According to Straker, amongst all of the protests that went on last year inequalities in healthcare became a more prevalent issue. She goes on to discuss that it is important to be aware of this, even if the individual person doesn’t have a story about inequalities in healthcare, that doesn’t mean that someone they know or someone their friend knows hasn’t experienced these inequalities. So, it’s important to talk about it and spread that awareness.

“It’s almost like they might not care personally,” Straker said. “But if they care about other people, I think it would be a really powerful thing.”   

Another step that ASC is trying to do is gather contact information of different clubs and organizations through Google Forums. They have been working on this database so that clubs and organizations can keep track of who else they are contacting and letting them know about this issue. This database, according to Hopkins, allows them to see how big of an impact they are making together. Hopkins states that the most important thing is raising awareness by being supportive.

“Thankfully, in this circumstance,” Hopkins said. “One of the ways you can make a difference and be supportive is just sending the word out.”

Straker said that even if people haven’t experienced inequalities in the healthcare system, they shouldn’t assume that another person has or has not. People can’t assume what others are going through.

Hopkins said that there is a limited amount of time to get the ball rolling before the legislature moves to the next stage of developing the bill.

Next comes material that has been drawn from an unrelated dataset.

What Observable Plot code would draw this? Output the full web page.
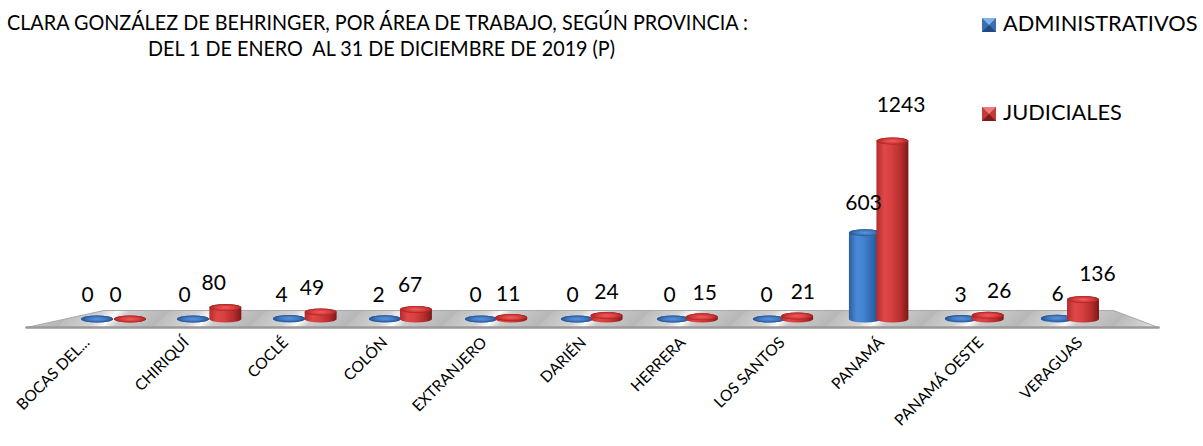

Getting people to talk about their experiences is important information that the Department of Health (DOH) wants to gather.

According to the DOH website, during the month of February the DOH will be holding listening sessions over zoom so that they can listen to the concerns of people. They also hope to clarify any misconceptions or confusion about healthcare inequality and how they hope to limit those inequalities.

“I just want it to be known,” Straker said. “That even if you haven’t had health inequities, someone else might have and it’s good to share it.”